There, through the 1970s, she built a grand chronicle of place and people, often focused on children only a little younger than herself, making a playground of the stark, deindustrialised urban landscape. (In one of her best known photographs, kids jump on to mattresses from a high window in a derelict house, watched by a ventriloquist’s dummy.) For all the ruination, a friend remarks here, these are not pictures of poverty — they are portraits of childhood, comic and joyful.
And yet, of course, they are also studies of poverty, a subject Murtha knew from the inside. She photographed it as per her general approach to life: frankly, with a stubborn resistance to clichés about working-class communities. The children in Murtha’s pictures pored over encyclopaedias left in abandoned houses; opera rang through her own family home.
But director Paul Sng doesn’t romanticise. Murth’sa tyrannical father also made that home violent. Honesty is Sng’s watchword too, as well as graceful understatement. The film is handsome, but Sng keeps nudging the spotlight away from his own creative decisions: back towards the photographs, and the presence on-camera of Murtha’s daughter, Ella, a sensitive interviewer of friends and colleagues.
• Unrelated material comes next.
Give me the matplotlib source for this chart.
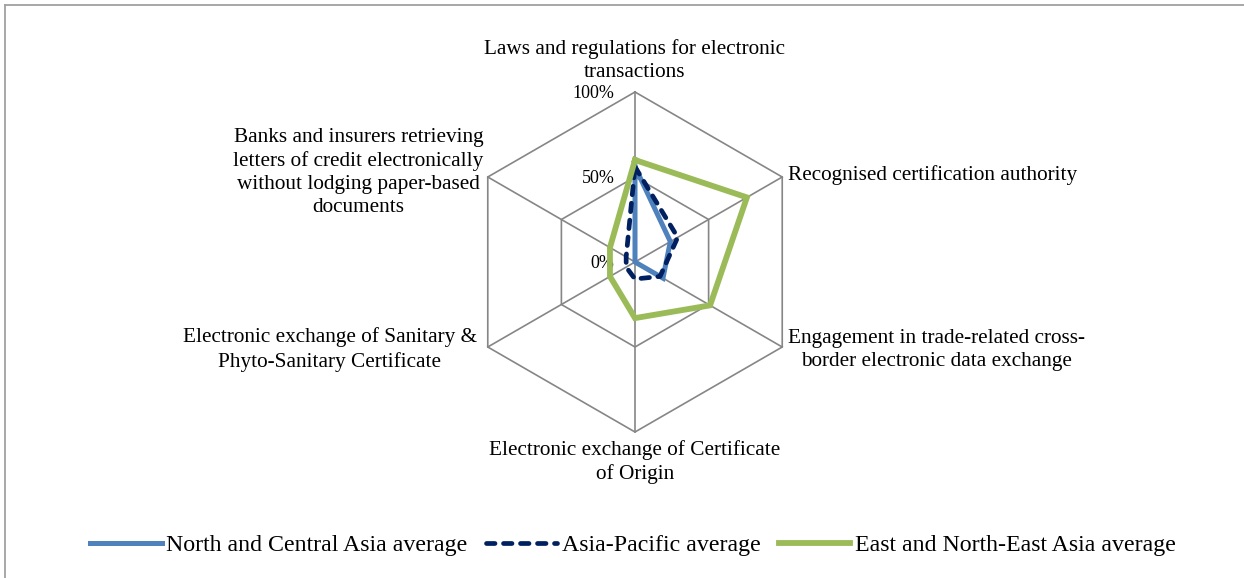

The biographical grain is rich and deep. Yet Tish also makes room for the wider context. How could he not, you can hear his subject demand. If all our lives unfold on the faultlines of the personal and the political, they did so dramatically for a young woman taking pictures of working-class life during Thatcherism. The film salutes Murtha’s role as a recorder of social history in the making.
It also teases out the cultural adjuncts to issues of money and class: when and how photography is deemed fit for galleries, the judgment of British arts funding bodies who failed to see how good she was. But however raw the story can be — and sometimes tragic too — Tish is a celebration, not just of talent but how it was applied.
That Murtha had a marvellous eye is clear as soon as you see one of her pictures. But the moments she captured often only happened after months spent gaining her subject’s trust. Friends recall with a smile that Murtha was not a woman whose time you wasted. She could even be “scary”, one says with wry fondness. Maybe the highest praise you could give this beautiful film is this: you suspect she would have liked it.